La situation insulaire est souvent le lieu de tous les possibles, utopie, dystopie, exil volontaire ou forcé, fuite salutaire « hors du monde », sursis ou survie du naufragé, etc. Dans ce deuxième opus de Bertrand Guerry, l’île prend l’allure d’un espace de l’impossible. Jeanne vit avec son neveu, Tom, et avec deux absents : l’an dernier la mer a avalé Jorden, le mari de Jeanne et Rika, sa belle-sœur. Jeanne a beau scruter l’océan, attendre, il ne recrachera jamais ses proches comme la baleine a finalement vomi Jonas vivant ! Ce morceau de terre magnifique, cette mer dense et vaste, cet azur insolent signent pour elle le scandale de l’absence, du manque et du vide qui a dérobé Jeanne à son quotidien. La femme se débat entre deux impossibles celui du retour des disparus et celui du deuil à faire. Sur l’Île d’Yeu, ni dieu ni diable, mais la silhouette étrange d’un ours pas vraiment à sa place. Au crépuscule, Jeanne endosse le poids de sa douleur, une peau d’ours et parcourt la lande sauvage comme une bête égarée à la recherche de son territoire intérieur. L’île est son complice et son bourreau, la perte de ses proches fait du lieu celui d’une déterritorialisation mentale. Jeanne survit au risque de la folie et ce n’est pas le regard blafard de la pleine lune qui fera lever un jour nouveau pour elle.

Pourtant tout autour de Jeanne interprétée tout en présence-absence par Sophie Davout, l’île vit. Tom (Sacha Guerry) et sa pote Emma (Colombe de Bailliencourt) explosent de vitalité, apprentis cinéastes réinventant le 7e art. Viktor et Oskar (Cédric Marchal et François Thollet) personnages décalés du bar « Le bon accueil » assument gaîment une double vie de garde-chasse le jour et de crooners la nuit. Et puis, il y a Jan et Suzanne (Chris Walder et Marie Walder) qui redécouvrent l’amour à 70 ans. Tom a le projet de partir à Paris pour tenter sa chance comme acteur mais Jeanne ne peut se passer de lui, tant que sa pesante peau d’ours entrave son humaine liberté. Peau d’âne symbolise le désir coupable. Peau d’ours traduit l’effort de résilience, l’épais travail de deuil… Tom assume le rôle de libérateur, il proclame que « le bonheur n’est pas une bête sauvage » et parvient à apprivoiser la folle douleur de sa tante. Sur la route qui sort du village, il se fait « Saint-Sauveur » pour faire avancer Jeanne sur le chemin de la renaissance…
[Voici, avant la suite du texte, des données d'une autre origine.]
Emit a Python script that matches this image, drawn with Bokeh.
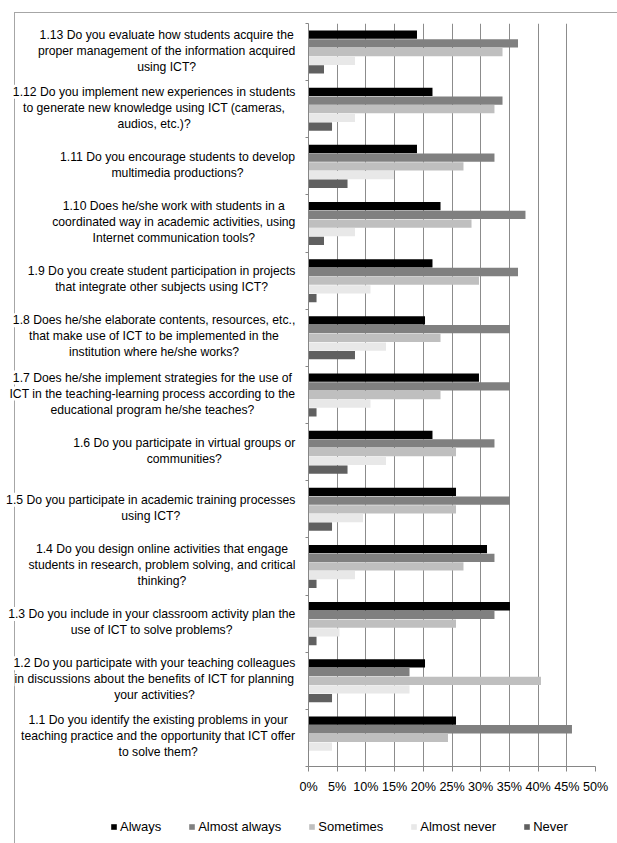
from bokeh.plotting import figure
from bokeh.layouts import column, row
from bokeh.models import (ColumnDataSource, Range1d, FixedTicker, PrintfTickFormatter,
                          Legend, LegendItem)
from bokeh.core.properties import value
from bokeh.transform import dodge
from bokeh.embed import file_html
from bokeh.resources import INLINE

# Survey items, from 1.1 (bottom) to 1.13 (top); "\n" marks the line breaks
questions = [
    "1.1 Do you identify the existing problems in your\nteaching practice and the opportunity that ICT offer\nto solve them?",
    "1.2 Do you participate with your teaching colleagues\nin discussions about the benefits of ICT for planning\nyour activities?",
    "1.3 Do you include in your classroom activity plan the\nuse of ICT to solve problems?",
    "1.4 Do you design online activities that engage\nstudents in research, problem solving, and critical\nthinking?",
    "1.5 Do you participate in academic training processes\nusing ICT?",
    "1.6 Do you participate in virtual groups or\ncommunities?",
    "1.7 Does he/she implement strategies for the use of\nICT in the teaching-learning process according to the\neducational program he/she teaches?",
    "1.8 Does he/she elaborate contents, resources, etc.,\nthat make use of ICT to be implemented in the\ninstitution where he/she works?",
    "1.9 Do you create student participation in projects\nthat integrate other subjects using ICT?",
    "1.10 Does he/she work with students in a\ncoordinated way in academic activities, using\nInternet communication tools?",
    "1.11 Do you encourage students to develop\nmultimedia productions?",
    "1.12 Do you implement new experiences in students\nto generate new knowledge using ICT (cameras,\naudios, etc.)?",
    "1.13 Do you evaluate how students acquire the\nproper management of the information acquired\nusing ICT?",
]

# Share of answers (%) per item, same order as questions
always        = [25.7, 20.3, 35.1, 31.1, 25.7, 21.6, 29.7, 20.3, 21.6, 23.0, 18.9, 21.6, 18.9]
almost_always = [45.9, 17.6, 32.4, 32.4, 35.1, 32.4, 35.1, 35.1, 36.5, 37.8, 32.4, 33.8, 36.5]
sometimes     = [24.3, 40.5, 25.7, 27.0, 25.7, 25.7, 23.0, 23.0, 29.7, 28.4, 27.0, 32.4, 33.8]
almost_never  = [4.1, 17.6, 5.4, 8.1, 9.5, 13.5, 10.8, 13.5, 10.8, 8.1, 14.9, 8.1, 8.1]
never         = [0.0, 4.1, 1.4, 1.4, 4.1, 6.8, 1.4, 8.1, 1.4, 2.7, 6.8, 4.1, 2.7]

series_keys = ["always", "almost_always", "sometimes", "almost_never", "never"]
series_names = ["Always", "Almost always", "Sometimes", "Almost never", "Never"]
series_colors = ["#000000", "#808080", "#bfbfbf", "#e8e8e8", "#606060"]
x_ticks = [0, 5, 10, 15, 20, 25, 30, 35, 40, 45, 50]

FONT = "Liberation Sans"
FS = 12.6          # tick labels
LFS = 12.2         # question labels
W, H = 617, 843
LABEL_W = 296            # width of the label column
TOP_H = 800              # height of the label + chart row
LEG_H = H - TOP_H        # height of the legend strip
AXIS_X, AXIS_TOP, AXIS_BOTTOM, PLOT_W = 308, 23, 766, 287
BORDER_X, BORDER_Y = 14, 12
n = len(questions)
ppu = (AXIS_BOTTOM - AXIS_TOP) / n          # pixels per category

# Arial-compatible advance widths (per 1000 em) used to centre the wrapped labels
_W = {" ": 278, ".": 278, ",": 278, "/": 278, "?": 556, "(": 333, ")": 333, "-": 333, "%": 889}
_W.update({d: 556 for d in "0123456789"})
_W.update(dict(zip("abcdefghijklmnopqrstuvwxyz",
                   [556, 556, 500, 556, 556, 278, 556, 556, 222, 222, 500, 222, 833,
                    556, 556, 556, 556, 333, 500, 278, 556, 500, 722, 500, 500, 500])))
_W.update(dict(zip("ABCDEFGHIJKLMNOPQRSTUVWXYZ",
                   [667, 667, 722, 722, 667, 611, 778, 722, 278, 500, 667, 556, 833,
                    722, 778, 667, 778, 722, 667, 611, 722, 667, 944, 667, 667, 611])))


def text_width(s, size):
    return sum(_W.get(c, 556) for c in s) * size / 1000.0


LINE = "linear-gradient(#a6a6a6, #a6a6a6)"


def border_styles(lines):
    """CSS background that paints thin border lines: (x, y, w, h) in px."""
    return {"background-color": "white",
            "background-image": ", ".join([LINE] * len(lines)),
            "background-size": ", ".join(f"{w}px {h}px" for (_, _, w, h) in lines),
            "background-position": ", ".join(f"{x}px {y}px" for (x, y, _, _) in lines),
            "background-repeat": "no-repeat"}


pos = [i + 0.5 for i in range(n)]
source = ColumnDataSource(dict(pos=pos, always=always, almost_always=almost_always,
                               sometimes=sometimes, almost_never=almost_never, never=never))

# ---- bar chart ----
chart_w = W - LABEL_W
p = figure(width=chart_w, height=TOP_H, output_backend="svg", toolbar_location=None,
           x_range=Range1d(0, 50), y_range=Range1d(0, n),
           min_border_left=AXIS_X - LABEL_W, min_border_right=chart_w - (AXIS_X - LABEL_W) - PLOT_W,
           min_border_top=AXIS_TOP, min_border_bottom=TOP_H - AXIS_BOTTOM,
           styles=border_styles([(0, BORDER_Y, chart_w, 1)]))
p.outline_line_color = None
p.background_fill_color = "white"
p.border_fill_alpha = 0

PITCH = 0.152
BAR_H = 0.145
renderers = []
for j, (key, color) in enumerate(zip(series_keys, series_colors)):
    r = p.hbar(y=dodge("pos", (2 - j) * PITCH, range=p.y_range), left=0, right=key,
               height=BAR_H, source=source, fill_color=color, line_color=None)
    renderers.append(r)

p.xaxis.ticker = FixedTicker(ticks=x_ticks)
p.xaxis.formatter = PrintfTickFormatter(format="%d%%")
p.xaxis.axis_line_color = "#868686"
p.xaxis.major_tick_line_color = "#868686"
p.xaxis.major_tick_out = 5
p.xaxis.major_tick_in = 0
p.xaxis.minor_tick_line_color = None
p.xaxis.major_label_text_font = FONT
p.xaxis.major_label_text_font_size = f"{FS}px"
p.xaxis.major_label_text_color = "#000000"
p.xaxis.major_label_standoff = 8

p.yaxis.ticker = FixedTicker(ticks=list(range(n + 1)))
p.yaxis.axis_line_color = "#868686"
p.yaxis.major_tick_line_color = "#868686"
p.yaxis.major_tick_out = 3
p.yaxis.major_tick_in = 0
p.yaxis.minor_tick_line_color = None
p.yaxis.major_label_text_color = None
p.yaxis.major_label_text_font_size = "0px"
p.yaxis.major_label_standoff = 0

p.xgrid.grid_line_color = "#8c8c8c"
p.xgrid.ticker = FixedTicker(ticks=x_ticks)
p.ygrid.grid_line_color = None

# ---- question labels: each line centred inside a right-aligned block ----
LABEL_RIGHT = 295
LINE_STEP = 16.0 / ppu
lx, ly, lt = [], [], []
for i, q in enumerate(questions):
    lines = q.split("\n")
    cx = LABEL_RIGHT - max(text_width(l, LFS) for l in lines) / 2
    m = len(lines)
    for k, line in enumerate(lines):
        lx.append(cx)
        ly.append(pos[i] + 1.5 / ppu + ((m - 1) / 2 - k) * LINE_STEP)
        lt.append(line)

# shares the chart's vertical range, so each label sits level with its bars
lab = figure(width=LABEL_W, height=TOP_H, output_backend="svg", toolbar_location=None,
             x_range=Range1d(0, LABEL_W), y_range=p.y_range,
             x_axis_type=None, y_axis_type=None,
             min_border_left=0, min_border_right=0,
             min_border_top=AXIS_TOP, min_border_bottom=TOP_H - AXIS_BOTTOM,
             styles=border_styles([(BORDER_X, BORDER_Y, LABEL_W - BORDER_X, 1),
                                   (BORDER_X, BORDER_Y, 1, TOP_H - BORDER_Y)]))
lab.outline_line_color = None
lab.background_fill_alpha = 0
lab.border_fill_alpha = 0
lab.grid.visible = False
lab.text(x="x", y="y", text="text", source=ColumnDataSource(dict(x=lx, y=ly, text=lt)),
         text_align="center", text_baseline="middle", text_font=value(FONT),
         text_font_size=value(f"{LFS}px"), text_color="#000000",
         background_fill_color="white")

# ---- legend strip ----
leg = figure(width=W, height=LEG_H, output_backend="svg", toolbar_location=None,
             x_range=Range1d(0, W), y_range=Range1d(0, LEG_H),
             x_axis_type=None, y_axis_type=None,
             min_border_left=0, min_border_right=0, min_border_top=0, min_border_bottom=0,
             styles=border_styles([(BORDER_X, 0, 1, LEG_H)]))
leg.outline_line_color = None
leg.background_fill_alpha = 0
leg.border_fill_alpha = 0
leg.grid.visible = False
# one swatch glyph per series, kept below the visible strip; only the legend shows it
swatches = [leg.hbar(y=[-100], left=[0], right=[1], height=1, fill_color=c, line_color=None)
            for c in series_colors]
legend = Legend(items=[LegendItem(label=nm, renderers=[r]) for nm, r in zip(series_names, swatches)],
                orientation="horizontal", location=(110, 9),
                glyph_width=7, glyph_height=7, label_standoff=3, spacing=27,
                padding=0, margin=0, border_line_color=None, background_fill_alpha=0,
                label_text_font=FONT, label_text_font_size="13px", label_text_color="#000000")
leg.add_layout(legend)

layout = column(row(lab, p), leg)
open("out.html", "w").write(file_html(layout, INLINE))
Tout cela et bien d’autres choses encore se déroulent selon un séquençage journalier qui en une semaine de pleine lune fera revenir la clarté solaire pour toute l’île trop souvent plongée dans le bleu-gris d’une colorimétrie de l’image. Si l’île est le personnage collectif du film, la musique et ses silences racontent les personnages et les paysages.

L’ours avec lequel on tomberait nez à nez au détour d’un sentier d’une profonde forêt septentrionale pourrait nous effrayer mais, transformé en peluche amicale, il devient l’objet transitionnel qui aide tout un chacun à faire le premier deuil de sa vie, celui de quitter le giron maternel pour entrer dans le grand tourbillon de l’existence en solitaire. La bête sauvage du film ne parvient pas à dévorer l’appétence de la bande d’amis du film à un bonheur aussi simple que celui de vivre parmi les gens qu’on aime et qui vous aiment.

Jean-Pierre Haddad

Le bonheur est une bête sauvage, Bertrand Guerry (1h35) Sortie nationale le 02 juillet 2025.